In just a few weeks’ time, the refreshed Porsche 911 GT3 RS will be unveiled at Geneva. Its 4.0-liter naturally aspirated flat-six is slated to receive a power boost from 500 hp to around 520 hp. Aside from the GT3 and GT3 Touring Package, the rest of today’s 911 lineup is turbocharged. Question is, how much longer can this NA engine survive given increasing government-imposed fuel regulation standards? Australia’s Drive sat down with Dr. Frank-Steffen Walliser, Porsche’s head of GT motorsport and GT road cars, and the subject came up.

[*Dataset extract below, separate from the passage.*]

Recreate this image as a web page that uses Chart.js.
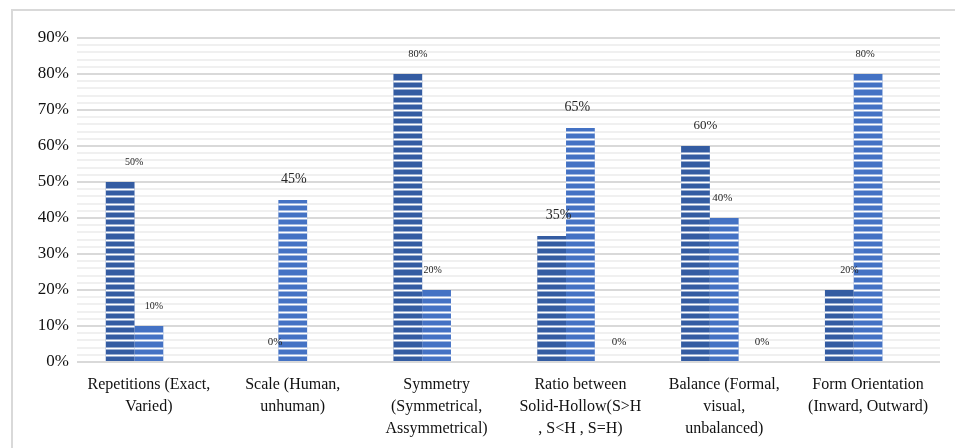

First off, Walliser made it clear, once again, the 911’s engine will remain where it is, “in the right place…it’s in the back.” There were some previous rumors Porsche was considering switching the 911 to a mid-engine setup, but we really never believed that. Now, given the current 991.2 911 has been turbocharged, save for the aforementioned variants, what are the NA flat-six’s long-term chances? “I would like to continue with it – it makes the car unique, it’s still a light engine,” Walliser said. “A normally aspirated engine still fits a sports car. You cannot achieve the same with a turbocharged engine.” That’s all fine and good, but is Porsche committed to non-turbos? “As long as we can do it, we will do it.”
Another issue that’ll likely satisfy those 911 purists is the status of the six-speed manual transmission. According to Walliser, the 911 GT’s manual “matches very well” with the 9,000 rpm engine. In fact, 50 percent of US buyers, or one in four GT3s built for the rest of the world, opted for the manual over the PDK. Along with the refreshed 911 GT3 RS, we’ll also be seeing its engine in yet another Porsche high-performance machine, the new 718 Cayman GT4. It too will be making its debut appearance next month.